As regards contingent assets the Board briefly touched on the issue but did not reach a decision on whether to copy the FASB definition. Several Board members proposed not to clean up all the persisting inefficiencies within the Business Combinations project but to deal with them as part other projects.

Recognition and measurement issues related to acquired assets and assumed liabilities in a business combinations

The Board has previously agreed that acquired assets and liabilities should be measured at their fair values. The staff proposed to apply a three stage hierarchy as follows:

1. If there is an observable market transaction, the amount of cash exchanged for the same or similar item should be used.

2. If market values are not available, an enterprise should use an estimation technique (such as present value, option pricing models, or appraisals) using market-based assumptions with the objective of determining the item's fair value.

3. If neither market values nor market-based assumptions for estimating a value are available, management should use the same estimation techniques as above incorporating information that was not contrary to market-based assumptions.

The Board discussed the measurement hierarchy in length. Several Board members mentioned that the terms 'market' and 'fair value' were not precise enough and would need clarification:

  • Which market should be considered when determining a market price (e.g. wholesale/retail; geography)?
  • Does fair value include transaction costs?
  • Is fair value meant to be an entry or an exit price?
The staff noted that these issues are still being researched.

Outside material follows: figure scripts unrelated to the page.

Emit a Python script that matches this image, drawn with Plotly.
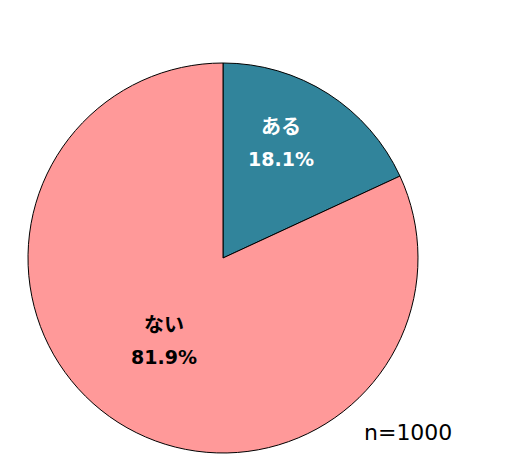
import math
import plotly.graph_objects as go

labels = ["ある", "ない"]
values = [18.1, 81.9]
colors = ["#31849B", "#FF9999"]
label_colors = ["white", "black"]
n_text = "n=1000"

W, H = 514, 466
OFF = 8  # page body margin
cx, cy, R = 223 - OFF, 258 - OFF, 195

fig = go.Figure(go.Pie(
    labels=labels, values=values, sort=False, direction="clockwise", rotation=0,
    marker=dict(colors=colors, line=dict(color="black", width=1)),
    textinfo="none", hoverinfo="label+percent", showlegend=False,
    domain=dict(x=[(cx - R) / W, (cx + R) / W], y=[1 - (cy + R) / H, 1 - (cy - R) / H]),
))

# label anchor positions (angle clockwise from top, fraction of radius)
label_pos = {"ある": (26.6, 0.66), "ない": (215.5, 0.52)}
annotations = []
for lab, v, col in zip(labels, values, label_colors):
    a, rr = label_pos[lab]
    ang = math.radians(a)
    px = cx + rr * R * math.sin(ang)
    py = cy - rr * R * math.cos(ang)
    annotations.append(dict(
        x=px / W, y=1 - (py - 17) / H, xref="paper", yref="paper",
        text=f"<b>{lab}</b>", showarrow=False,
        font=dict(family="Noto Sans CJK JP", size=20, color=col),
        xanchor="center", yanchor="middle"))
    annotations.append(dict(
        x=px / W, y=1 - (py + 16) / H, xref="paper", yref="paper",
        text=f"<b>{v:.1f}%</b>", showarrow=False,
        font=dict(family="DejaVu Sans", size=19, color=col),
        xanchor="center", yanchor="middle"))

annotations.append(dict(
    x=(408 - OFF) / W, y=1 - (432 - OFF) / H, xref="paper", yref="paper", text=n_text, showarrow=False,
    font=dict(family="DejaVu Sans", size=22, color="black"),
    xanchor="center", yanchor="middle"))

fig.update_layout(
    width=W, height=H, margin=dict(l=0, r=0, t=0, b=0),
    paper_bgcolor="white", plot_bgcolor="white",
    annotations=annotations,
)
fig.write_html("out.html")
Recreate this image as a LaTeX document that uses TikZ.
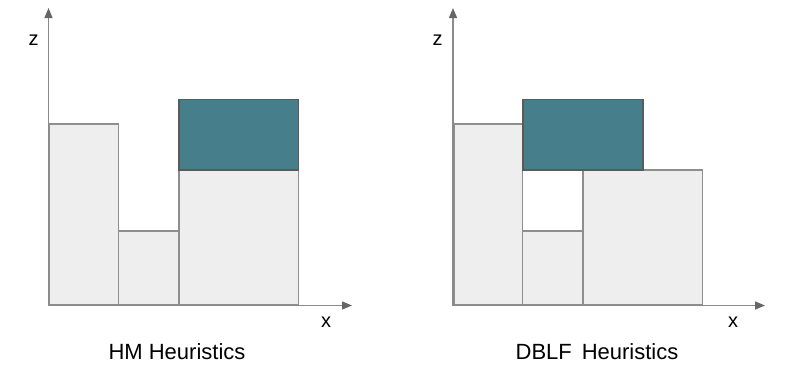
\documentclass[tikz,border=0pt]{standalone}
\usepackage{fontspec}
\setmainfont{Liberation Sans}
\usetikzlibrary{arrows.meta}
\definecolor{boxfill}{HTML}{EEEEEE}
\definecolor{boxline}{HTML}{8E8E8E}
\definecolor{tealfill}{HTML}{467F8B}
\definecolor{tealline}{HTML}{5A5A5A}
\definecolor{axisline}{HTML}{8A8A8A}
\definecolor{axistip}{HTML}{666666}
\tikzset{
  packbox/.style={fill=boxfill, draw=boxline, line width=1.4pt},
  newbox/.style={fill=tealfill, draw=tealline, line width=1.4pt},
  axis/.style={draw=axisline, line width=1.4pt, -{Triangle[length=10pt,width=8pt,color=axistip]}},
  axlabel/.style={font=\fontsize{20}{22}\selectfont, inner sep=0pt},
  title/.style={font=\fontsize{22}{24}\selectfont, inner sep=0pt}
}
\begin{document}
\begin{tikzpicture}[x=1pt,y=-1pt]
\useasboundingbox (0,0) rectangle (802,375);
% ---------- left: HM ----------
\coordinate (lo) at (48.5,305.5);
\coordinate (lz) at (48.5,8);
\coordinate (lx) at (352,305.5);
\draw[packbox] (49.5,124) rectangle (118.5,305);
\draw[packbox] (118.5,231) rectangle (179,305);
\draw[packbox] (179,170) rectangle (298.5,305);
\draw[newbox] (179,99.5) rectangle (298.5,170);
\draw[axis] (lo) -- (lz);
\draw[axis] (lo) -- (lx);
\node[axlabel] (lzl) at (33.5,40.5) {z};
\node[axlabel] (lxl) at (326,322) {x};
\node[title] (lt) at (177,351.5) {HM Heuristics};
% ---------- right: DBLF ----------
\coordinate (ro) at (453,305.5);
\coordinate (rz) at (453,8);
\coordinate (rx) at (765,305.5);
\draw[packbox] (454,124) rectangle (522.7,305);
\draw[packbox] (522.7,231) rectangle (583,305);
\draw[packbox] (583,170) rectangle (702.7,305);
\draw[newbox] (523,99.5) rectangle (643,170);
\draw[axis] (ro) -- (rz);
\draw[axis] (ro) -- (rx);
\node[axlabel] (rzl) at (437.5,40.5) {z};
\node[axlabel] (rxl) at (733,322) {x};
\node[title] (rt) at (597,351.5) {DBLF\hspace{0.45em}Heuristics};
\end{tikzpicture}
\end{document}
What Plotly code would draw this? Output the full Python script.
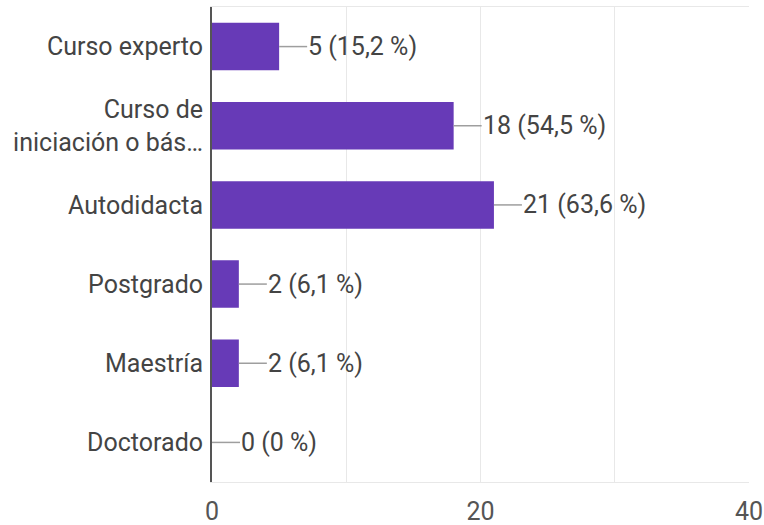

The Board decided by a 10 to 3 majority to pursue the hierarchy principle further. The Board members dissenting were concerned about the practicability of the third stage of measurement. They perceived the principle to be neither precise enough in order to be workable nor leaving room for other measurement attributes such as current replacement costs. The Board directed the staff to explore possibilities of rephrasing the third principle to accommodate the concerns.